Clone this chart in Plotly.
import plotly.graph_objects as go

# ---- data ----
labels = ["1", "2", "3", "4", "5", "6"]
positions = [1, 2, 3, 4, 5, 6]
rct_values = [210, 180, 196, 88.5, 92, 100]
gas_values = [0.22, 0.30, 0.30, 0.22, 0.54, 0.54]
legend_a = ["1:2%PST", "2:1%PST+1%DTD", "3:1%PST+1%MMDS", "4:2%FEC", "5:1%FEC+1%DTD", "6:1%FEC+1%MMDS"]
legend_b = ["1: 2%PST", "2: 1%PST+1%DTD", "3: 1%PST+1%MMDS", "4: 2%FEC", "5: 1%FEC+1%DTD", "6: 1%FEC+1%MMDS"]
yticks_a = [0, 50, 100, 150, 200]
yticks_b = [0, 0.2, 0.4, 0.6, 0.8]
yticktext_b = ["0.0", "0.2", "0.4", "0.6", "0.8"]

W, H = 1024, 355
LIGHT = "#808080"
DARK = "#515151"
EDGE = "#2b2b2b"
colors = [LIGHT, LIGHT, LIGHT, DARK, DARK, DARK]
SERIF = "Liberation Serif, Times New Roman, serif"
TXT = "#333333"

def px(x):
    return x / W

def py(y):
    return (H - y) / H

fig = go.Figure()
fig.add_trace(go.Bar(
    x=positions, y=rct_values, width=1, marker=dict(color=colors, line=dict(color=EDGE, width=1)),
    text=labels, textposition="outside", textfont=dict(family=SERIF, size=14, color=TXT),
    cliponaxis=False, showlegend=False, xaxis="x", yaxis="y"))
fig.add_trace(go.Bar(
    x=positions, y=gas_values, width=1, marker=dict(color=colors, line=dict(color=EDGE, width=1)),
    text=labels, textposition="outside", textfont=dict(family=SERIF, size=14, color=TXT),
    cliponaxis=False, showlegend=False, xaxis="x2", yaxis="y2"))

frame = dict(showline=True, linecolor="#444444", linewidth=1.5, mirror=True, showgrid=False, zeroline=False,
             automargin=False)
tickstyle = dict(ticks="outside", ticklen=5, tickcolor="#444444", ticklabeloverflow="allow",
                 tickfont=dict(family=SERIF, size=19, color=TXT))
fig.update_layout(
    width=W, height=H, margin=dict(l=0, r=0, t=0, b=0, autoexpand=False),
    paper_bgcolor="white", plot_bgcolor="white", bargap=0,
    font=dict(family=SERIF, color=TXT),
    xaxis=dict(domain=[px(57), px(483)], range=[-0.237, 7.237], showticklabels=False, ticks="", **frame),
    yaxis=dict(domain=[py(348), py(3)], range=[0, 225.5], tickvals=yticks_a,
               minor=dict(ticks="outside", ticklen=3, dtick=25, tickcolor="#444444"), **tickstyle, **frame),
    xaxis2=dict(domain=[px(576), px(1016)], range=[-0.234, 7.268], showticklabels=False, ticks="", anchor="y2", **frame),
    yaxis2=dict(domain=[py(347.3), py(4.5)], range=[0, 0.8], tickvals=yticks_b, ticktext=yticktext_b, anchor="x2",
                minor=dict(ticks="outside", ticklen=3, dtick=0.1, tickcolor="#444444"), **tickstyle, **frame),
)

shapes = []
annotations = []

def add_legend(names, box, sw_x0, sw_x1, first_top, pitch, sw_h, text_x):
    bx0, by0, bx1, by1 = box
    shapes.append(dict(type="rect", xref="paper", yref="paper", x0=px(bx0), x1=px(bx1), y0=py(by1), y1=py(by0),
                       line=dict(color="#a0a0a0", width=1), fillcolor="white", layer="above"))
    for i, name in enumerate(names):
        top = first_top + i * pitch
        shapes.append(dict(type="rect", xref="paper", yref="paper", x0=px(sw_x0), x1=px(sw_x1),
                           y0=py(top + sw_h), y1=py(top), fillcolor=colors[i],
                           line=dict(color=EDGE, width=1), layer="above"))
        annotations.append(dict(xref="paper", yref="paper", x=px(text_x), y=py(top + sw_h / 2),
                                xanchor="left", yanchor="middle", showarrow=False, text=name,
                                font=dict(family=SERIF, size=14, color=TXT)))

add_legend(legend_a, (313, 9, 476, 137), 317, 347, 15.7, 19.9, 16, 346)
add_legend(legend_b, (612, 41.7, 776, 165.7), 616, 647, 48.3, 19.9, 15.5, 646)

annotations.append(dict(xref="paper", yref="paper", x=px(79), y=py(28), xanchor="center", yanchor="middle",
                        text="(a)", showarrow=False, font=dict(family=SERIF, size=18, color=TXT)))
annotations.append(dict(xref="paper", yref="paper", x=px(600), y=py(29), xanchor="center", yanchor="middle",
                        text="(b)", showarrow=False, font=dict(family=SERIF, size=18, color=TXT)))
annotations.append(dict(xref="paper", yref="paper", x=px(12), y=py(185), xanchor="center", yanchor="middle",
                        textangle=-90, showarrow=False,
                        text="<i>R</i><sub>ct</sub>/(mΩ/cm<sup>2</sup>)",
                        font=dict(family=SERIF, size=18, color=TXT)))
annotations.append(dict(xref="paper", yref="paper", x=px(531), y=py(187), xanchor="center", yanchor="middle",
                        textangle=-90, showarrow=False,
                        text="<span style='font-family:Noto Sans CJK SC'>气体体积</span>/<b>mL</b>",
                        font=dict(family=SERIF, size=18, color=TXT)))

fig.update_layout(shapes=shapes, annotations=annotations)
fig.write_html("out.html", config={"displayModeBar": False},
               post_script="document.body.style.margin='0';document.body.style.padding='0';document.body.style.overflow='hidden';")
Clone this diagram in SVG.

TASK OBJECTIVE:
Return each line of the listing that holds the string "this".

TASK RESPONSE:
Clone this chart in Plotly.
Clone this diagram in SVG.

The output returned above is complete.